EXERCISE BRIEF: Repeat the material below word for word and leave out all pictures.

SOURCE EXCERPT:
● ● ● ●

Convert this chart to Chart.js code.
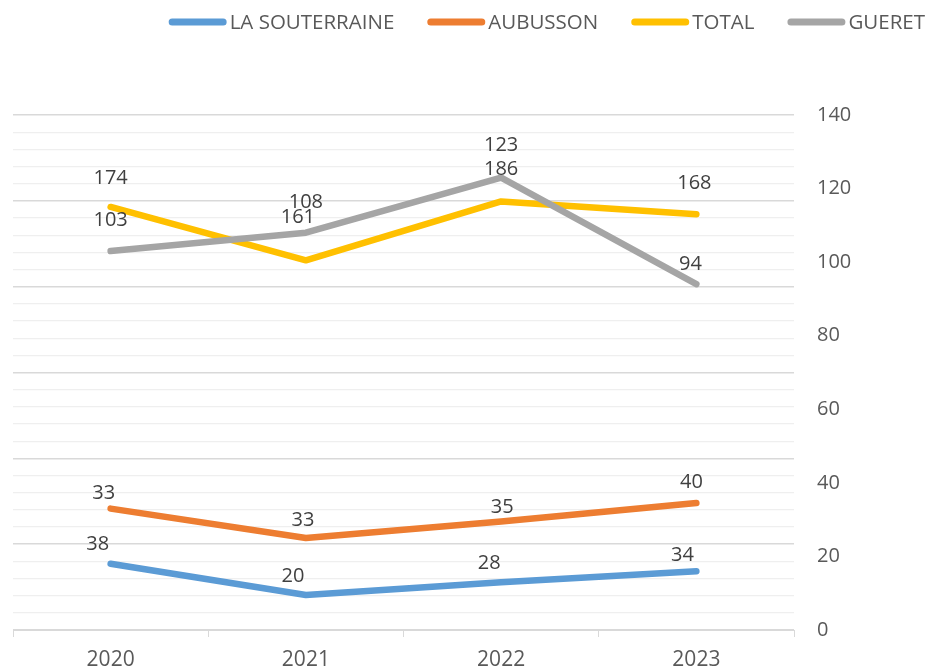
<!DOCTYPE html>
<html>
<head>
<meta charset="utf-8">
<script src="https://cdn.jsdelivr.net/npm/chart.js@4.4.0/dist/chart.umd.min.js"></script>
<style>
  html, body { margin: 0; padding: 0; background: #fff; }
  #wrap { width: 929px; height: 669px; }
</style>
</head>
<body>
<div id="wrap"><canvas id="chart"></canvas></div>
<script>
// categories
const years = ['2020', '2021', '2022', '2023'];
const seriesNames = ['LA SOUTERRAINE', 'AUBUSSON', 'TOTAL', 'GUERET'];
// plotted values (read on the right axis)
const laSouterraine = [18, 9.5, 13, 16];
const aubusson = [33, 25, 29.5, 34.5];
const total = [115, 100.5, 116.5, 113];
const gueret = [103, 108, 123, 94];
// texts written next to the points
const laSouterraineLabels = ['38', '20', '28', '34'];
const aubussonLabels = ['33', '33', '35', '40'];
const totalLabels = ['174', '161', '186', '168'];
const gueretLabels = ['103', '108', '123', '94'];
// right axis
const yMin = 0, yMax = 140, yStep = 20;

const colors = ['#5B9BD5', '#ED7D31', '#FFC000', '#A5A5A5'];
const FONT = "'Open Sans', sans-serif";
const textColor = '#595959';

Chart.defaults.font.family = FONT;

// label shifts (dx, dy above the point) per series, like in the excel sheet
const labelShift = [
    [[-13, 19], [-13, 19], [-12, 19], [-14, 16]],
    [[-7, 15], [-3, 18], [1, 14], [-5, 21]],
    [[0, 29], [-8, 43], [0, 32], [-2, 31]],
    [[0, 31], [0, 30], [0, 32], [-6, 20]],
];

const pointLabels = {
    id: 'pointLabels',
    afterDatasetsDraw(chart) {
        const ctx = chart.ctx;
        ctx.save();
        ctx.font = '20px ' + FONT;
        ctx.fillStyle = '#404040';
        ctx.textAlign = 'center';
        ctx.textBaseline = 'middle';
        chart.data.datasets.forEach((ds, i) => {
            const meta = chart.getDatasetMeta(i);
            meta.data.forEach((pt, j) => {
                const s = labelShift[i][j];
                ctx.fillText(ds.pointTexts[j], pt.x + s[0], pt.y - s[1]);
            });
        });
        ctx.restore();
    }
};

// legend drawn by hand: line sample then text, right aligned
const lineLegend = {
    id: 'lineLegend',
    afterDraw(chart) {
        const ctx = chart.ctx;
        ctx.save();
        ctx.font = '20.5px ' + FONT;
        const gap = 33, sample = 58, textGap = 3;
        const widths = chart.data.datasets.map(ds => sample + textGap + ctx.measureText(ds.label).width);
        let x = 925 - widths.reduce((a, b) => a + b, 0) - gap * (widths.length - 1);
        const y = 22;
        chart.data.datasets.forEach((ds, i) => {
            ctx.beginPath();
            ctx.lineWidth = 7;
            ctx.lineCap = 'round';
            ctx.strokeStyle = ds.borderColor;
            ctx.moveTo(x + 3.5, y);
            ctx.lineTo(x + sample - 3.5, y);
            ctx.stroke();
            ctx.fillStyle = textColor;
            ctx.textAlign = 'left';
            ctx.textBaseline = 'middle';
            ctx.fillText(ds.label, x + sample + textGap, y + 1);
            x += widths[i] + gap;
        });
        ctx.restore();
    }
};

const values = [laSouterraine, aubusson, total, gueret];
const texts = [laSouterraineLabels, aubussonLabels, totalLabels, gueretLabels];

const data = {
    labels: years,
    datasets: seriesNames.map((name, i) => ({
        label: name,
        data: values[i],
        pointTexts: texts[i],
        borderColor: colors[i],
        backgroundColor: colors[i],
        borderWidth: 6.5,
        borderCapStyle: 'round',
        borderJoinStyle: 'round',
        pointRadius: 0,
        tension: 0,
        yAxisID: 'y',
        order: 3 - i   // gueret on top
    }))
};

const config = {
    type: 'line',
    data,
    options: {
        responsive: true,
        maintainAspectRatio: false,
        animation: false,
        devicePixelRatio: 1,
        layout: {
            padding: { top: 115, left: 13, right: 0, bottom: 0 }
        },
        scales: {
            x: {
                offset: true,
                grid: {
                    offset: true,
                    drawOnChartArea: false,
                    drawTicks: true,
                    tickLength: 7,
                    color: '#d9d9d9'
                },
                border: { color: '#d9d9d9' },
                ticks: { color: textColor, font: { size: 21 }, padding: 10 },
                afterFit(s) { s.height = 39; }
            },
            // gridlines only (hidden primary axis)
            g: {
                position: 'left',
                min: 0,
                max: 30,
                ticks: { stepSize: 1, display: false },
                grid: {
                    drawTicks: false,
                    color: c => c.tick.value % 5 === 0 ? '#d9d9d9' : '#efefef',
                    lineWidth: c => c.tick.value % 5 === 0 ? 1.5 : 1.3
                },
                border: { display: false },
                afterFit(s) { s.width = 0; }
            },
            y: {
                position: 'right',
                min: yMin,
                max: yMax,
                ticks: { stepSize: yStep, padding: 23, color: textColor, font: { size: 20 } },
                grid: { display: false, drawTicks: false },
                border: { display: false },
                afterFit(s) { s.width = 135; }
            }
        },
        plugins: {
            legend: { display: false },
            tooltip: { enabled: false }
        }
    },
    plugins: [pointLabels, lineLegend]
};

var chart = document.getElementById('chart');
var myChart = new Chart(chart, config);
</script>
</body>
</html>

● ● ● ●

COMPLETE OUTPUT:
Convert this chart to Chart.js code.
<!DOCTYPE html>
<html>
<head>
<meta charset="utf-8">
<script src="https://cdn.jsdelivr.net/npm/chart.js@4.4.0/dist/chart.umd.min.js"></script>
<style>
  html, body { margin: 0; padding: 0; background: #fff; }
  #wrap { width: 929px; height: 669px; }
</style>
</head>
<body>
<div id="wrap"><canvas id="chart"></canvas></div>
<script>
// categories
const years = ['2020', '2021', '2022', '2023'];
const seriesNames = ['LA SOUTERRAINE', 'AUBUSSON', 'TOTAL', 'GUERET'];
// plotted values (read on the right axis)
const laSouterraine = [18, 9.5, 13, 16];
const aubusson = [33, 25, 29.5, 34.5];
const total = [115, 100.5, 116.5, 113];
const gueret = [103, 108, 123, 94];
// texts written next to the points
const laSouterraineLabels = ['38', '20', '28', '34'];
const aubussonLabels = ['33', '33', '35', '40'];
const totalLabels = ['174', '161', '186', '168'];
const gueretLabels = ['103', '108', '123', '94'];
// right axis
const yMin = 0, yMax = 140, yStep = 20;

const colors = ['#5B9BD5', '#ED7D31', '#FFC000', '#A5A5A5'];
const FONT = "'Open Sans', sans-serif";
const textColor = '#595959';

Chart.defaults.font.family = FONT;

// label shifts (dx, dy above the point) per series, like in the excel sheet
const labelShift = [
    [[-13, 19], [-13, 19], [-12, 19], [-14, 16]],
    [[-7, 15], [-3, 18], [1, 14], [-5, 21]],
    [[0, 29], [-8, 43], [0, 32], [-2, 31]],
    [[0, 31], [0, 30], [0, 32], [-6, 20]],
];

const pointLabels = {
    id: 'pointLabels',
    afterDatasetsDraw(chart) {
        const ctx = chart.ctx;
        ctx.save();
        ctx.font = '20px ' + FONT;
        ctx.fillStyle = '#404040';
        ctx.textAlign = 'center';
        ctx.textBaseline = 'middle';
        chart.data.datasets.forEach((ds, i) => {
            const meta = chart.getDatasetMeta(i);
            meta.data.forEach((pt, j) => {
                const s = labelShift[i][j];
                ctx.fillText(ds.pointTexts[j], pt.x + s[0], pt.y - s[1]);
            });
        });
        ctx.restore();
    }
};

// legend drawn by hand: line sample then text, right aligned
const lineLegend = {
    id: 'lineLegend',
    afterDraw(chart) {
        const ctx = chart.ctx;
        ctx.save();
        ctx.font = '20.5px ' + FONT;
        const gap = 33, sample = 58, textGap = 3;
        const widths = chart.data.datasets.map(ds => sample + textGap + ctx.measureText(ds.label).width);
        let x = 925 - widths.reduce((a, b) => a + b, 0) - gap * (widths.length - 1);
        const y = 22;
        chart.data.datasets.forEach((ds, i) => {
            ctx.beginPath();
            ctx.lineWidth = 7;
            ctx.lineCap = 'round';
            ctx.strokeStyle = ds.borderColor;
            ctx.moveTo(x + 3.5, y);
            ctx.lineTo(x + sample - 3.5, y);
            ctx.stroke();
            ctx.fillStyle = textColor;
            ctx.textAlign = 'left';
            ctx.textBaseline = 'middle';
            ctx.fillText(ds.label, x + sample + textGap, y + 1);
            x += widths[i] + gap;
        });
        ctx.restore();
    }
};

const values = [laSouterraine, aubusson, total, gueret];
const texts = [laSouterraineLabels, aubussonLabels, totalLabels, gueretLabels];

const data = {
    labels: years,
    datasets: seriesNames.map((name, i) => ({
        label: name,
        data: values[i],
        pointTexts: texts[i],
        borderColor: colors[i],
        backgroundColor: colors[i],
        borderWidth: 6.5,
        borderCapStyle: 'round',
        borderJoinStyle: 'round',
        pointRadius: 0,
        tension: 0,
        yAxisID: 'y',
        order: 3 - i   // gueret on top
    }))
};

const config = {
    type: 'line',
    data,
    options: {
        responsive: true,
        maintainAspectRatio: false,
        animation: false,
        devicePixelRatio: 1,
        layout: {
            padding: { top: 115, left: 13, right: 0, bottom: 0 }
        },
        scales: {
            x: {
                offset: true,
                grid: {
                    offset: true,
                    drawOnChartArea: false,
                    drawTicks: true,
                    tickLength: 7,
                    color: '#d9d9d9'
                },
                border: { color: '#d9d9d9' },
                ticks: { color: textColor, font: { size: 21 }, padding: 10 },
                afterFit(s) { s.height = 39; }
            },
            // gridlines only (hidden primary axis)
            g: {
                position: 'left',
                min: 0,
                max: 30,
                ticks: { stepSize: 1, display: false },
                grid: {
                    drawTicks: false,
                    color: c => c.tick.value % 5 === 0 ? '#d9d9d9' : '#efefef',
                    lineWidth: c => c.tick.value % 5 === 0 ? 1.5 : 1.3
                },
                border: { display: false },
                afterFit(s) { s.width = 0; }
            },
            y: {
                position: 'right',
                min: yMin,
                max: yMax,
                ticks: { stepSize: yStep, padding: 23, color: textColor, font: { size: 20 } },
                grid: { display: false, drawTicks: false },
                border: { display: false },
                afterFit(s) { s.width = 135; }
            }
        },
        plugins: {
            legend: { display: false },
            tooltip: { enabled: false }
        }
    },
    plugins: [pointLabels, lineLegend]
};

var chart = document.getElementById('chart');
var myChart = new Chart(chart, config);
</script>
</body>
</html>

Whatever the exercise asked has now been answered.